Mardi, le CPQ s’est réjoui de l’ouverture du gouvernement à élargir ces mesures à d’autres secteurs d’activités. « Il y a plusieurs autres domaines tout aussi importants pour l’économie du Québec et ses régions », a indiqué le président et chef de la direction, Karl Blackburn.

Le CPQ est rassuré de voir le gouvernement mettre autant d’efforts, d’énergie et de sommes dédiées à la pénurie de main-d’œuvre. Il prend les grands moyens, en misant sur la formation et la diplomation des étudiants ainsi que le rehaussement des compétences des travailleurs.
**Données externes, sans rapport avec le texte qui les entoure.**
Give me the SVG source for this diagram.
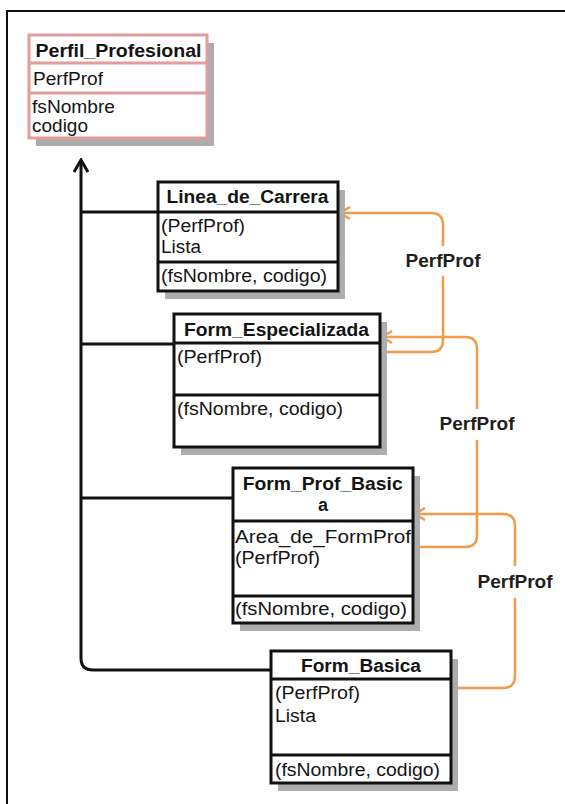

Karl Blackburn, président et chef de la direction du CPQ

De son côté, la Fédération canadienne de l’entreprise indépendante déplore que Québec n’agisse pas suffisamment pour aider les petites entreprises des autres industries en ne ciblant que six secteurs précis. « Québec bloque l’accès à des petites entreprises aux crédits d’impôt pour accueillir des travailleurs expérimentés et éloignés », a souligné le vice-président, François Vincent, sur Twitter.

Québec a aussi annoncé la semaine dernière des mesures pour inciter les retraités, notamment de l’enseignement, des services de garde et des soins infirmiers, à revenir en poste, dont une prime salariale temporaire, jusqu’au 31 mars 2023, ce qui représente environ 3000 $ par année pour une personne dont le revenu de travail est de 40 000 $.

Pour l’heure, le gouvernement Legault n’a pas l’intention de revoir à la hausse les seuils d’immigration pour attirer davantage de main-d’œuvre. « On atteint la limite pour l’instant de la capacité d’intégration au Québec », a souligné le premier ministre. Québec doit accueillir 50 000 immigrants en 2022.

Il y avait quelque 279 000 postes vacants au Québec en septembre, selon Statistique Canada.